> [Your task]: Only lines with the string "this" matter here; gather them from the material below.

> [Records provided]:
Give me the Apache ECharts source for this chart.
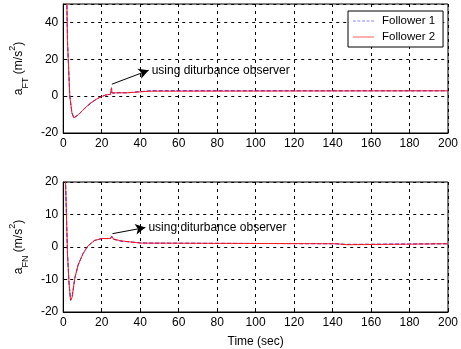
...
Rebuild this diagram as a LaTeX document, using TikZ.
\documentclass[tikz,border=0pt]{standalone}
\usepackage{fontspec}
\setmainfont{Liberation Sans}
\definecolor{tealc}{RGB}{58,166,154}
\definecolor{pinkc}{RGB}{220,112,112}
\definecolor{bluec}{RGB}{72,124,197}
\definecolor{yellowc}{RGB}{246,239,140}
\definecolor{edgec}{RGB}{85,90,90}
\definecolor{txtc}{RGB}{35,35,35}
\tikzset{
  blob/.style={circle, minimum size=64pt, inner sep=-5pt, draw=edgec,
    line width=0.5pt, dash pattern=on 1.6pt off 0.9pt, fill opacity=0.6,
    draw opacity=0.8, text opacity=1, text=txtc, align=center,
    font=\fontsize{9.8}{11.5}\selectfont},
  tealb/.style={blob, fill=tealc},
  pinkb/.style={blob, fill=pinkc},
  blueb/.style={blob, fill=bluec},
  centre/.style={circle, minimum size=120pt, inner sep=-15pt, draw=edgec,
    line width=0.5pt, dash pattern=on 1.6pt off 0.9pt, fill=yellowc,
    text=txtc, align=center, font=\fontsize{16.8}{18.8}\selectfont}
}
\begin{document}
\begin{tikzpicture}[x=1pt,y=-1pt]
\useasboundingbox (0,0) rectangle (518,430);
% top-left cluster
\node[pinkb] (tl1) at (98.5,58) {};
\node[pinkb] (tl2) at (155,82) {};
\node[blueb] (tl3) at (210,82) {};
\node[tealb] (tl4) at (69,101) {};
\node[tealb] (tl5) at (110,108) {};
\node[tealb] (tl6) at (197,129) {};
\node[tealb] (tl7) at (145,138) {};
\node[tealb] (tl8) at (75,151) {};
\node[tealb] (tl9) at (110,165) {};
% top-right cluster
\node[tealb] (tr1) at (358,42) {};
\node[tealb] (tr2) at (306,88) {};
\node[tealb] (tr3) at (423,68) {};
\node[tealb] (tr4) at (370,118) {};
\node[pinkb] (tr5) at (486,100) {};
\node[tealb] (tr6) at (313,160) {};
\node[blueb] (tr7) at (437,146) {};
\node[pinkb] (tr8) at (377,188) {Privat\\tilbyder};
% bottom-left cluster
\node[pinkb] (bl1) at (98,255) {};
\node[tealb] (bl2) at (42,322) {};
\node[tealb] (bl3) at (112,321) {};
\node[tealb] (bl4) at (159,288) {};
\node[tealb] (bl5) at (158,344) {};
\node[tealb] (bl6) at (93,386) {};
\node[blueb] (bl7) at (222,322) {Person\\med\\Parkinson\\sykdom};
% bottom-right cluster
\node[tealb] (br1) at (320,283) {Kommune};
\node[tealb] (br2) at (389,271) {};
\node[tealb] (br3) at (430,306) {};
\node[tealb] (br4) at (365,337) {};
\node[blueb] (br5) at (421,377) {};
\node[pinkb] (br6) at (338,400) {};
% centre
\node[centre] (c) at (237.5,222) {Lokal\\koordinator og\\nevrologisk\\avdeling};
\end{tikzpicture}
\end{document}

> [The answer]:
Give me the Apache ECharts source for this chart.
Rebuild this diagram as a LaTeX document, using TikZ.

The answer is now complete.